Projectile motion relations:

$y-y_0=v_{0y}t+ \frac{1}{2}a_yt^2 \;(1)\\ x-x_0=x_{0x}t+ \frac{1}{2}a_xt^2 \;(2)$

where x,y are positions on x/y axis, $x_0, \;y_0$ are initial positions, $v_{0x}, \;v_{0y}$ are initial velocities and $a_x, \;a_y$ are accelerations. We can choose that the positive direction of x-axis is to the right and the positive y-direction is upwards. Problem asks us to find $x-x_0≡ D$ distance that we can position our water cannon if we know height H of the spot that we want to hit $(y-y_0≡H)$ , the initial speed of the cannon, and angle of the water.
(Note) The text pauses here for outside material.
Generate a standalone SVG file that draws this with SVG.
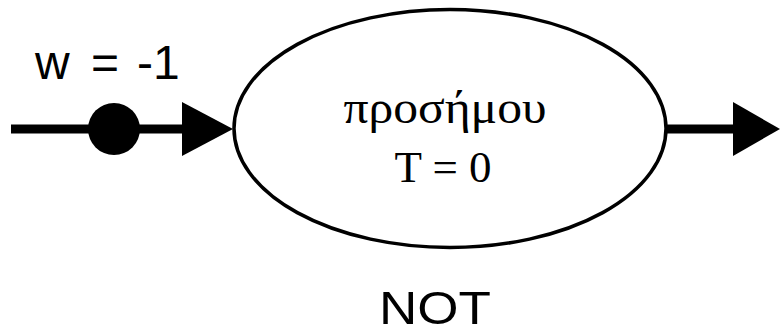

So, first, we can use equation (1) to find time t

$H=v_0sinα_0t - \frac{1}{2}gt^2 \\ 0=-4.9t^2 + 25 \times sin 53° \times t -10 \\ t_1=3.49 \;s \\ t_2=0.58 \;s$

If we put results into equation (2), we can get distances that we can place our water gun:

$D_1=v_0cosα_0t_1 \\ =25 \times cos53° \times 3.49 = 52.5 \;m \\ D_2 = v_0cosα_0t_2 \\ =25 \times cos53° \times 0.58 = 8.7 \;m$

Water cannon can be placed at distances 52.5 m and 8.7 m.